2. An iPad is a magazine, TV, video game, encyclopedia, music player, and software platform. The key to that sentence is the word “and.” It isn't one of those things, it's all of those things at the same time. Converting your Powerpoint sales aid into an iPad app is like buying a sports car and never taking it out of first gear. You don't have to use all these tools, but consider how all these tools can amaze, delight, and engage your target. That's where you need to spend the money.

3. It's going to have to tell a non-linear story, not just show some slides. If your rep is really good at delivering a script, they aren't going to get the sale. A good rep listens and tailors his or her pitch to the audience. This means skipping over content to get to what the rep wants, thus a non-linear narrative. Build that idea in from the ground floor so your 45-second rep visit isn't wasted with 30 seconds of scrambling to get to the next right slide.

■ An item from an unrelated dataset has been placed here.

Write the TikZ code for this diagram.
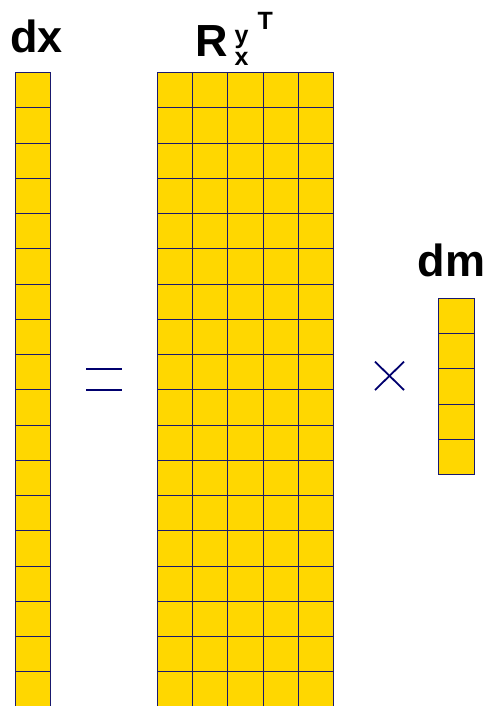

4. If you can get the HCP to interact with it, you win. The first time you saw an iPad, you wanted to touch it. And despite the fact that your HCP target has seen a hundred of them, they want to touch your app, too. Interacting with the app increases the likelihood of conversion because now the target is actively playing, not passively listening. Bonus points if you design that app so that the HCP and rep are not on opposite sides of the iPad like opponents, but on the same side like colleagues to create a shared pperspective. It builds the relationship between the HCP and rep, which leads to longer visits and eventually more prescriptions.

5. A closed loop is a dog chasing it's tail. The coolest app in the world stays on the rep's iPad as he or she walks out the door. The app needs to be able to connect to the HCP's world, and the easiest way (but not the only way) is to have the rep email material from the app. Have the HCP put together a library of interesting research and materials in ront of the rep and email a custom link to the HCP. You can even track when the target clicks the link and how much they read when they did. Suggest new materials based on what they read. The app is just the key to a larger world of deeper engagement, not the destination itself.

6. You've got almost infinite space, so use it. Look, the smallest and cheapest iPad has enough space to hold all my music files, photos, blog posts, tax returns, emails, messages, and other documents. If you started today, it would take you the better part of a lifetime to create enough content to fill it. So stop acting like there's a reason not to install every research paper, slide deck, eLearning, rep communication onto your iPad. Nine times out of ten, they won't get used, but that tenth time will be a lifesaver.

7. You want the HCP to use it, but the rep have to live with it. Build in the communication tools you want the reps to use that keep them up to date. Include a way for reps to become better reps (rep-to-rep communication and socializing, for example), tracked education materials, polls, sales contests, and two-way communication tools means that the rep won't have to lug around anything besides an iPad, and ensures that you have constant connection with your team.

8. Yes, the technology matters (in the long run). Yes, it's cheaper today to build in iOS. But when you have to build it again, or update the content, or add new material, that sort of thing gets expensive. And why does this content have to be trapped in the iPad? Couldn't you find some use for all these things on your web site? Seriously evaluate cross-platform technologies like HTML 5 and responsive design to get the most out of your app.

9. Paying for an iPad app today means paying for it again tomorrow. I don't know if you've noticed, but Apple is more than happy to launch new versions of the iPad every 350 days. Some new versions are just a little speedier, but some involve entirely new specifications, meaning your sexy app today will look weird and broken tomorrow. Plan on updates and upgrades, dependent on Apple's launch schedule.